Which chef influenced you the most?

It would have to be Mr Michel Roux Senior when I worked at the Gavroche. His approach on food, his dedication, consistency and passion just gave me the will to have the same dedication, ethos and passion.

What/where was your best ever meal?
I am afraid there are too many to quote- I have had several wonderful meals worldwide

What’s your favorite cookbook?
It would have to be mine. I have just finished my first ever cookbook ‘French Brassiere Cookbook’ which is now out on sale. I am extremely happy and proud of this achievement.

What is the next restaurant you want to visit?
It would be Gordon Ramsey’s Royal Hospital Road in London; I would be very excited to go there.

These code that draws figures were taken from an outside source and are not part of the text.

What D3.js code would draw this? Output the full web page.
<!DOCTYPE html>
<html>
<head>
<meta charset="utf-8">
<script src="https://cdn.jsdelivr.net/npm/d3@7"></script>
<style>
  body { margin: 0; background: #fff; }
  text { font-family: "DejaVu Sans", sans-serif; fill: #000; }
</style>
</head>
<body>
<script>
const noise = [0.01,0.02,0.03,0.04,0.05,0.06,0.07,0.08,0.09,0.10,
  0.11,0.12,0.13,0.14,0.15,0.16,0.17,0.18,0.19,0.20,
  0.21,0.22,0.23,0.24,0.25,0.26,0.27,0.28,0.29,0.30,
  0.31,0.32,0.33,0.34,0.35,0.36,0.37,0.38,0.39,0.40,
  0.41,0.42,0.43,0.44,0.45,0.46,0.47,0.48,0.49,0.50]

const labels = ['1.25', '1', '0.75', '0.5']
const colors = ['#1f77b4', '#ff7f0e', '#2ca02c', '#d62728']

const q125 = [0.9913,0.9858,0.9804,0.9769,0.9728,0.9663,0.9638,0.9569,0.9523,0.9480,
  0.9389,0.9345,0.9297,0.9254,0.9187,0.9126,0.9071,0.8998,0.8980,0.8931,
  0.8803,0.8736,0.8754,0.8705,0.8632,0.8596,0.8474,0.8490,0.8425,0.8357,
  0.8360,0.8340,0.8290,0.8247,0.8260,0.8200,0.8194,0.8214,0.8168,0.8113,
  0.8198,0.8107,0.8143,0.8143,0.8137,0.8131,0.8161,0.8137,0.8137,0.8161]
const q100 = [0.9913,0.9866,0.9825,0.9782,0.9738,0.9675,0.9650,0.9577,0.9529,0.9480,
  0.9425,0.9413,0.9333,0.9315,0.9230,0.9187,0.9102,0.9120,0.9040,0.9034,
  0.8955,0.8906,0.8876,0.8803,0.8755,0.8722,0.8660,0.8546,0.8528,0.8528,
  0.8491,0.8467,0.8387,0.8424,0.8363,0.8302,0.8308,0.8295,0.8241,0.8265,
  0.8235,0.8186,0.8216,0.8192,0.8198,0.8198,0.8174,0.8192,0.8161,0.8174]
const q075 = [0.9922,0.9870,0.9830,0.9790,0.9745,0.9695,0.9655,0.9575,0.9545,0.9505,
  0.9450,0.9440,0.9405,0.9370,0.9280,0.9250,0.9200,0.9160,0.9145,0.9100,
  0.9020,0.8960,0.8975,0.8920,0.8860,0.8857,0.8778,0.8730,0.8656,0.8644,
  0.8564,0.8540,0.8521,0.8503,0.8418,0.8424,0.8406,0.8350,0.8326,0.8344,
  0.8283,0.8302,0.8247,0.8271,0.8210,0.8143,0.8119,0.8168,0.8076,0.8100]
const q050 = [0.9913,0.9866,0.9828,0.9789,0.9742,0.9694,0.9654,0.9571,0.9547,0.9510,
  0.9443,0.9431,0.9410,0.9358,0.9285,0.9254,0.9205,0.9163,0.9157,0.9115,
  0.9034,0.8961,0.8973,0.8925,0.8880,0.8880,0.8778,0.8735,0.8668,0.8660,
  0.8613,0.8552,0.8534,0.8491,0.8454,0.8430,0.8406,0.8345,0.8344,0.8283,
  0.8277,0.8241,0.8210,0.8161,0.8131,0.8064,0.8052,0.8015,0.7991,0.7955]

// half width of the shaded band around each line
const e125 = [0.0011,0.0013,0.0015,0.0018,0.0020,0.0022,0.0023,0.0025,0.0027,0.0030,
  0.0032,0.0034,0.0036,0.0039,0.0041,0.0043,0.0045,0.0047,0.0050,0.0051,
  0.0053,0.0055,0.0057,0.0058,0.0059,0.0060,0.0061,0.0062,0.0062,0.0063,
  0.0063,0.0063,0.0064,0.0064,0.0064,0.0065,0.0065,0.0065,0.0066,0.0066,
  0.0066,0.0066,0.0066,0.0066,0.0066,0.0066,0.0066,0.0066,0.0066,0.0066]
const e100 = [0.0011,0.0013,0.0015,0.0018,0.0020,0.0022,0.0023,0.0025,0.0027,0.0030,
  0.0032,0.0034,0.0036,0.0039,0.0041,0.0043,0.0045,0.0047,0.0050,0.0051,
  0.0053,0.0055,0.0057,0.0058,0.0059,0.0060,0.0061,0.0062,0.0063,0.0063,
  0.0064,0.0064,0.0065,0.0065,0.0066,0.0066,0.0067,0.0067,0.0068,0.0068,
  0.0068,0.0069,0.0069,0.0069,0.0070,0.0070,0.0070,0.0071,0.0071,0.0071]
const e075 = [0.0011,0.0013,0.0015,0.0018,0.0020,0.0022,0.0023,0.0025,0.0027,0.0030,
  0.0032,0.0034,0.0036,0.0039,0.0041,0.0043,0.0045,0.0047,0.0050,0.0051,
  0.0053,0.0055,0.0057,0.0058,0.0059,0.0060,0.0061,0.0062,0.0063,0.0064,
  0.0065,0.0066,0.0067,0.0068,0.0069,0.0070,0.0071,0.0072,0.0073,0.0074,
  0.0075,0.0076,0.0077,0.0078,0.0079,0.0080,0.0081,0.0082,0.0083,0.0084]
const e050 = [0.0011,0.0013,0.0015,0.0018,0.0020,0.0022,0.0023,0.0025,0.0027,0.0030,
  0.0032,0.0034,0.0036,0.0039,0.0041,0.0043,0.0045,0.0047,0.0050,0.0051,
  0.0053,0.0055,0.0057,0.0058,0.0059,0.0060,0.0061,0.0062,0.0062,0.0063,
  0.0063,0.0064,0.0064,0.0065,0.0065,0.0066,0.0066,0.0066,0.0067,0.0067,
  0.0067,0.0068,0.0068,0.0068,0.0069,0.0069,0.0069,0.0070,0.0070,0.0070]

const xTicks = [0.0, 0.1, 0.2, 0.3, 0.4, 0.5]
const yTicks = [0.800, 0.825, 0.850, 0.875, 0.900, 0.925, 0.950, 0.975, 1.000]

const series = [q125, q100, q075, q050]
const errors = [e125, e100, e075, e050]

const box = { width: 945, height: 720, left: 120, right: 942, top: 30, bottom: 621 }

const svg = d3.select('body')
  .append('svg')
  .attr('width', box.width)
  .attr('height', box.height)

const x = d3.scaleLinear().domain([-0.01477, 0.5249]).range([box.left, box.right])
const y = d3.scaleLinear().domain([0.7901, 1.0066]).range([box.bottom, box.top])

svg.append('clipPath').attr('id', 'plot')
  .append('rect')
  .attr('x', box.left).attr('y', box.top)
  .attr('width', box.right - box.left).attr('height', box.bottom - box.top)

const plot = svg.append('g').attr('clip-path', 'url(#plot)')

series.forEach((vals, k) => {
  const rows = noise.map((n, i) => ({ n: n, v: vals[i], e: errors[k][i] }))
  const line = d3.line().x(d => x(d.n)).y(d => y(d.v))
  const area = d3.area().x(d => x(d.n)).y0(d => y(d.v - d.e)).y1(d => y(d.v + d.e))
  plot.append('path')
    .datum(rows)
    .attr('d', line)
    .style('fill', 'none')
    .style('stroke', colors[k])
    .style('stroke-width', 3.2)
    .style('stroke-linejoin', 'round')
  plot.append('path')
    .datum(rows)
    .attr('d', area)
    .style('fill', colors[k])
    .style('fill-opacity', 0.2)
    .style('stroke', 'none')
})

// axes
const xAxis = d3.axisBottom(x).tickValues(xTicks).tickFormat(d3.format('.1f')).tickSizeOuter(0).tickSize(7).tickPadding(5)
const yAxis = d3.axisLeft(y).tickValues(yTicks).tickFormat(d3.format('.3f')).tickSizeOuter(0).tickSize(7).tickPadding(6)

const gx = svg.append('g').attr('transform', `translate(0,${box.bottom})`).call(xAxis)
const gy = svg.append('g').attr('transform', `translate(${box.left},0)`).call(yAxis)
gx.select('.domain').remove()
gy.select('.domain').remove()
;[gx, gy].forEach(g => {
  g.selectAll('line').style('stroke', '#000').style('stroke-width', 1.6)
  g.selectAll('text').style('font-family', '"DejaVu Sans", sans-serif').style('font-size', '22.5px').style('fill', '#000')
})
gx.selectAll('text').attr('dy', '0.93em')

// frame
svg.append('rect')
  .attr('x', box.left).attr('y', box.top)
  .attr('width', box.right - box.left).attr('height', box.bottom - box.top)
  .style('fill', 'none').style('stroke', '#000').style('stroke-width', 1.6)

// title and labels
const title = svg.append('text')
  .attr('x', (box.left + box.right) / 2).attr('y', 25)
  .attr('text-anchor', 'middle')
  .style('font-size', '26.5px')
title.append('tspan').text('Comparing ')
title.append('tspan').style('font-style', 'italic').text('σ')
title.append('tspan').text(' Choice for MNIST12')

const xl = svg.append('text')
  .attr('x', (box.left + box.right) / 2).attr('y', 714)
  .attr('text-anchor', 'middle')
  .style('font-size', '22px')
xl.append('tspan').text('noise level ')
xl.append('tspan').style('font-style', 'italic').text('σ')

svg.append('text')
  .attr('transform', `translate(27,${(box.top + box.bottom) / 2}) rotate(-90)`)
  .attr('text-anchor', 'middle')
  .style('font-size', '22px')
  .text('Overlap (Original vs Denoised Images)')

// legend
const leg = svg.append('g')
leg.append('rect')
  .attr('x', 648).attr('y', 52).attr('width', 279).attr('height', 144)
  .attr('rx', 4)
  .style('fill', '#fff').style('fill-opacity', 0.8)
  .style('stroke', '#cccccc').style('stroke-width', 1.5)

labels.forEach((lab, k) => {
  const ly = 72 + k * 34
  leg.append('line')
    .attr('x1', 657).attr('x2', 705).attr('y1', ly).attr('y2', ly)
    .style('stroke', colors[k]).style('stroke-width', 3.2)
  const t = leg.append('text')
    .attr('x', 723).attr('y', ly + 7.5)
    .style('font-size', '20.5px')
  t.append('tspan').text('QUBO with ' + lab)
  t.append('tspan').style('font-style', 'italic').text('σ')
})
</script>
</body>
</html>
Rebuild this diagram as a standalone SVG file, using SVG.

What’s your favorite produce to cook with?
Definitely fish- I love it! It is so delicate, versatile and so beautiful

Who would be in your fantasy brigade?
This is a difficult question as there are so many people I would choose. I think the following people would have to be part of my team. Billy Connolly, Raphael Ibanez, Michel Roux Senior, my team here at The Vineyard of course, my son, my wife and Roger Federer!

Where would you go on a stage?
Definitely not for me, I am now passed that age

If you weren’t a chef what would you be?
I can’t imagine me not cooking but if I wasn’t a chef I would have liked to have been a photographer for the national geographic

What would be your advice to anyone looking to get into the industry?
I think it’s really important to be very passionate about cooking and to love food. This will then show in your dishes and help you go further.

For more information on Daniel Galmiche and The Vineyard at Stockcross, check out the Hotels website www.the-vineyard.co.uk

Daniel, it’s a real pleasure to have you feature with Platinum Elite Chefs, a huge thank you for taking time away from your busy day, good Luck with the book launch!

If you haven’t had the opportunity to try Daniel’s stunning food yet why don’t you try and recreate his Saddle of Venison dish.

Enjoy!!

See you next month

Andy

Saddle of Venison with Butternut Squash and Duxelle of Mushroom Tartlet and Butternut Squash Pureé

Serves 4

Ingredients

• Venison
• pancetta – thin slice – enough to wrap each loin – 200g - total
• venison (saddle, fillet) 4 piece of loin each 200g
• olive oil

Method
Lay a piece of pancetta on a board. Trim the venison into fillets and roll the venison onto the pancetta (roll tightly).
Seal the venison and pancetta then cook in the oven at 56 ºC for 45 minutes.

Jus
• venison trimmings
• onions x 1 ½
• carrot x 2
• juniper x 1 clove
• celery x 1
• thyme
• red wine 1 litre
• chicken stock – 2 litre

Method
Trimmings from venison – roast them in pan, until a nice colour – add the onion, carrot, juniper, celery and thyme.

Cover the meat with red wine and reduce the red wine completely, then de-glaze with chicken stock. Repeat the process with the chicken stock five times.
Pass the jus through muslin; this should leave with a thick jus.

Tartlet
• 1 butternut Squash
• olive oil x table spoon
• thyme x 1 sprig
• garlic x 1
• shallots – 30grammes
• 250g dried mushrooms
• 1 tbsp crème frâiche
• 2 x salsify root (cut to equal size)
• chicken stock – ½ litre
• garlic – 1 clove

Method
Peel and slice the butternut squash (using the top only due to the seeds) into rectangular pieces which should be about 3-4mm thick.
Confit this in olive oil, thyme and garlic.
Add the shallots and mushrooms in a pan and deglaze.
Once cooked add one spoon of crème frâiche.
For the salsify add carrot, onion, thyme and garlic from the jus. Then add the peeled salsify, de-glaze with white wine and cook in chicken stock.
To construct the tartlet take the butternut squash rectangular pieces then place the mushroom on top of the butternut and then add the white salsify.
To dress – add spinach leaves.

Butternut Squash Puree
• butternut squash – use trimmings – about ½
• olive oil – table spoon
• garlic x 1 crushed clove
• butter x 100g
• whipped cream – 60 grams

Method
Using the remaining butternut squash, cut into the same size pieces/cubes, cover with oil and roast in the oven with olive oil and garlic at 140ºC for about 30-40 minutes.
Once cooked add butter and whipping cream to make a puree.